Dice Marichal: “La Historia, pese a lo que se ha dicho desde el comienzo de la civilización, no se repite nunca. O, más precisamente, ‘la Historia es la ciencia de lo que solo ocurre una vez’, como lo formuló Charles Seignobos. Esta afirmación se aplica, patentemente, a las historias individuales, a las biografías personales: cada ser humano es absolutamente único, irrepetible antes y después de su existencia.”
Es, en ese punto, donde incorpora a Besteiro, “una de las individualidades, políticas e intelectuales, española del siglo XX más difícilmente encasillables”. Figura señera, siempre del lado del obrero, al iniciarse la contienda Besteiro se sitúa en el exiguo terreno de la llamada Tercera España (término que tanto enfurece a muchos).
“Años más tarde ‒escribe‒, ya en el exilio, o en la sombría España de la inmediata posguerra, fueron muchos los españoles que soñaron retrospectivamente con una Segunda República presidida por la ecuanimidad de Besteiro: la España posible de Besteiro (…). Un anarquista español (cuyo rostro quijotesco no puedo olvidar: ¿vivirá todavía?) me dijo: ‘Todos los intelectuales de la Segunda República fueron unos despreciables traidores, menos uno, Besteiro’. Añadiendo, para mayor asombro mío: ‘Los demás huyeron, mientras él se quedó a sufrir la tiranía, junto a su pueblo’”.

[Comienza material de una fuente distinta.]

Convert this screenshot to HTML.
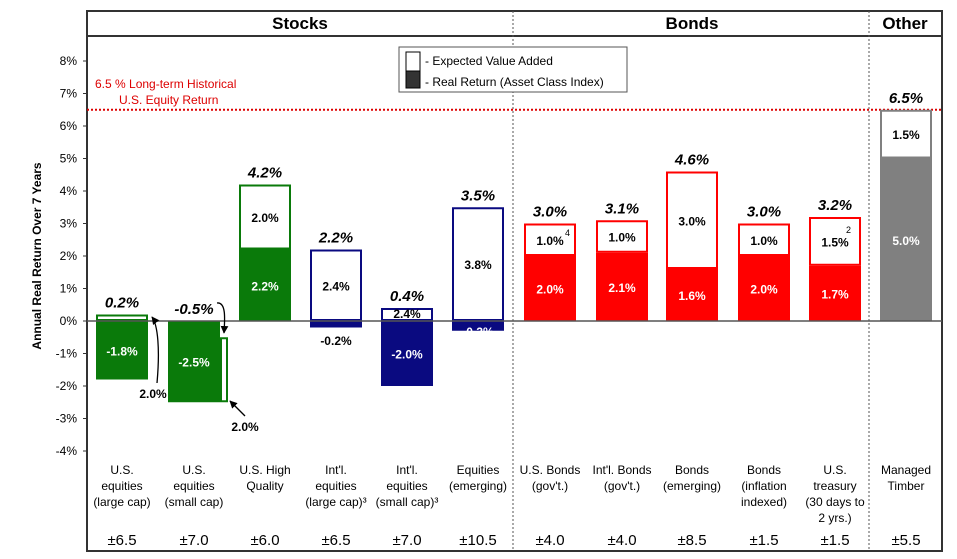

¿Y qué ha ocurrido hoy? ¿Por qué hoy he escrito esta larguísima entrada? Pues porque hoy he decidido hacer un recorrido por muchos de esos lugares madrileños sobre los que llevo trabajando meses. Uno de ellos, muy querido para mí. El lugar donde pasé doce años de mi vida, desde los cinco hasta los diecisiete años. Mi colegio de monjas terciarias franciscanas. El lugar donde Julián Marías pasó esas semanas de incertidumbre, sin saber si sería fusilado o encerrado en una prisión durante treinta años. Todo, por una simple cuestión: Envidia.
“A los pocos días volvieron a llamarme. Me llevaron a un coche celular; sin ninguna explicación, me llevaron a otro lugar. Resultó que era Santa Engracia, 134. Había sido un colegio de niñas, regido por monjas, y convertido, como tantos, en prisión. Hoy es el número 140, según he visto al pasar alguna vez por delante”.